Jim Donaldson
Adamonis has no regrets for his daring playoff shot
07:24 AM EDT on Thursday, July 17, 2008
Brad Adamonis just missed winning his first PGA tourney last weekend, the John Deere Classic.
AP / Charles Rex Arbogast
Some people are second-guessing Brad Adamonis, but he’s not second-guessing himself after finishing second at the John Deere Classic last weekend.
“I never considered just chipping out,” the Cumberland resident said of his bold decision Sunday to go for the green from behind trees in the right rough, off a difficult lie, on the first playoff hole.
The TV commentators pointed out that the prudent thing for Adamonis to do would have been to chip his ball into the fairway, try to get up-and-down to save par, and hope that neither of his opponents, the red-hot Kenny Perry and Scott Williamson, would make a birdie to win.

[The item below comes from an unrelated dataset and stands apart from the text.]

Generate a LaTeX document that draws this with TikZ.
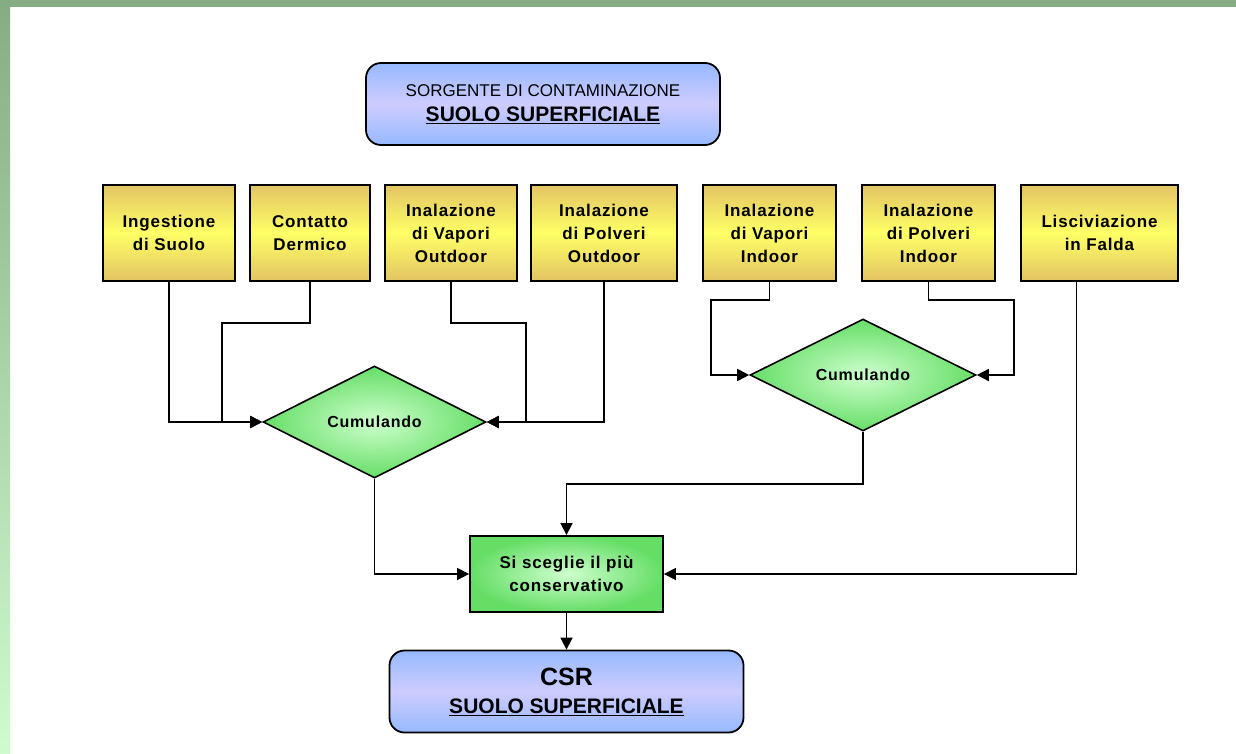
\documentclass[tikz,border=0pt]{standalone}
\usepackage{fontspec}
\setmainfont{Liberation Sans}
\newfontfamily\spacedfont[LetterSpace=5]{Liberation Sans}
\usetikzlibrary{shapes.geometric,arrows.meta,calc}
\definecolor{gold}{RGB}{226,196,100}
\definecolor{yel}{RGB}{255,255,102}
\definecolor{bluA}{RGB}{150,185,255}
\definecolor{lav}{RGB}{206,204,255}
\definecolor{verdeIn}{RGB}{206,255,206}
\definecolor{verdeOut}{RGB}{102,222,102}
\definecolor{bandA}{RGB}{134,172,132}
\definecolor{bandB}{RGB}{206,252,206}
\begin{document}
\begin{tikzpicture}[x=1pt,y=-1pt,
    via/.style={draw,line width=1.8pt,top color=gold,bottom color=gold,middle color=yel,
      align=center,inner sep=0pt,minimum height=96pt,
      font=\spacedfont\bfseries\fontsize{17}{23}\selectfont},
    cumul/.style={diamond,draw,line width=1.6pt,inner sep=0pt,shading=radial,
      inner color=verdeIn,outer color=verdeOut,minimum height=112pt,
      font=\spacedfont\bfseries\fontsize{16}{20}\selectfont},
    scelta/.style={draw,line width=1.8pt,shading=radial,inner color=verdeIn,outer color=verdeOut,
      align=center,inner sep=0pt,minimum width=193pt,minimum height=76pt,
      font=\spacedfont\bfseries\fontsize{17}{23}\selectfont},
    sorgente/.style={draw,line width=1.8pt,rounded corners=15pt,top color=bluA,bottom color=bluA,
      middle color=lav,align=center,inner sep=0pt,minimum width=354pt,minimum height=82pt},
    conn/.style={line width=1.6pt,-{Triangle[length=12pt,width=12pt]}}]
  \useasboundingbox (0,0) rectangle (1236,754);
  % background
  \fill[white] (0,0) rectangle (1236,754);
  \shade[top color=bandA,bottom color=bandB] (0,0) rectangle (10,754);
  \fill[bandA] (0,0) rectangle (1236,7);

  \node[sorgente,font=\fontsize{21}{25}\selectfont] (src) at (543,104)
    {{\fontsize{17}{20}\selectfont SORGENTE DI CONTAMINAZIONE}\\
     \bfseries\underline{SUOLO SUPERFICIALE}};

  \node[via,minimum width=132pt] (ing)  at (169,233)  {Ingestione\\di Suolo};
  \node[via,minimum width=120pt] (der)  at (310,233)  {Contatto\\Dermico};
  \node[via,minimum width=132pt] (vapO) at (451,233)  {Inalazione\\di Vapori\\Outdoor};
  \node[via,minimum width=146pt] (polO) at (604,233)  {Inalazione\\di Polveri\\Outdoor};
  \node[via,minimum width=133pt] (vapI) at (769.5,233) {Inalazione\\di Vapori\\Indoor};
  \node[via,minimum width=133pt] (polI) at (928.5,233) {Inalazione\\di Polveri\\Indoor};
  \node[via,minimum width=157pt] (lisc) at (1099.5,233) {Lisciviazione\\in Falda};

  \node[cumul,minimum width=223pt] (cumA) at (374.5,422) {Cumulando};
  \node[cumul,minimum width=226pt] (cumB) at (863,375)   {Cumulando};

  \node[scelta] (sce) at (566.5,574) {Si sceglie il più\\conservativo};

  \node[sorgente,font=\fontsize{21}{28}\selectfont\bfseries] (csr) at (566.5,691.5)
    {{\fontsize{25}{28}\selectfont CSR}\\
     \underline{SUOLO SUPERFICIALE}};

  \begin{scope}[conn]
    \draw (ing.south) |- (cumA.west);
    \draw (der.south) -- ++(0,41) -| ($(cumA.west)+(-40,0)$) -- (cumA.west);
    \draw (vapO.south) -- ++(0,41) -| ($(cumA.east)+(39,0)$) -- (cumA.east);
    \draw (polO.south) |- (cumA.east);
    \draw (vapI.south) -- ++(0,18) -| ($(cumB.west)+(-38,0)$) -- (cumB.west);
    \draw (polI.south) -- ++(0,18) -| ($(cumB.east)+(37,0)$) -- (cumB.east);
    \draw ([xshift=-23pt]lisc.south) |- (sce.east);
    \draw (cumA.south) |- (sce.west);
    \draw (cumB.south) -- ++(0,52) -| (sce.north);
    \draw (sce.south) -- (csr.north);
  \end{scope}
\end{tikzpicture}
\end{document}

Even his caddy was suggesting Adamonis make the safe choice.
“He wanted me to lay up,” Adamonis said. “He didn’t really think I could hit the shot. But I’ve hit so many shots he didn’t think I could hit that I didn’t let that bother me.”
A year ago, even a few months ago, Adamonis would have been considered a long shot to be in the position he found himself in last weekend — tied for the lead in a PGA tournament after 72 holes.
After all, at the age of 35, he is the oldest rookie on Tour. And, in March, he was diagnosed with nystagmus, a disease causing the eyes to race uncontrollably from side-to-side. He didn’t play for a month, then missed the cut in five of the next six events after returning to the Tour.
But he snapped out his slump last month by posting four rounds in the 60s at Hartford, where he finished tied for sixth. Three weeks later, at the John Deere, he rattled off three consecutive rounds of 66 to go into the final day tied for the lead — which was how he finished, after failing to sink an 18-foot birdie bid on the final hole of regulation and shooting a 1-under-par, 70.
His chances in the playoff plummeted when he hit a wayward drive on the first extra hole — the difficult, par-4 18th, with water all along the left side and the pin tucked in the deep left corner of the green.
When Williamson and Perry both found the fairway off the tee, Adamonis felt he had to try something daring.
“It was the kind of pin,” he said, “where, if you hit your approach 15 feet to the right, it would feed down to the hole. I figured one of those guys would hit a good shot.”
As it turned out, Williamson hit a terrible shot, pulling his ball into the pond. At which point Perry, who’d won two of his four previous starts — the Memorial and the Buick Open — and having seen both his opponents hit their second shots into the water, lofted his approach safely to the green and easily two-putted for a winning par.
“I don’t regret what I did at all,” said Adamonis, who tried to cut an iron from left to right and barely missed pulling it off, the ball hitting just to the left of the green before bouncing into the hazard.
“The shot I regret,” he said, “is the drive.”
He knew the odds were against him, but he’s been beating the odds since earning his Tour card at Q-School last December.
“I had a terrible lie,” he said. “The ball was on a bare spot, and there was a bunch of grass just behind it. I knew it was a risky shot. If I wasn’t in a playoff, I never would have hit it. But, given the circumstances, I wanted to try it. Besides, there was no guarantee that, if I’d chipped it out, I could have kept the ball in the fairway. It was one of the funkiest lies I’ve had all year.”
Had he pulled off the shot and won, Adamonis would have been at Royal Birkdale this week for the British Open. Instead, he’s in Milwaukee for the U.S. Bank Championship, $369,600 richer after last weekend, and hoping to continue to play well.
“I just had my best tournament,” he said, “and now I’m looking forward to getting back out there.”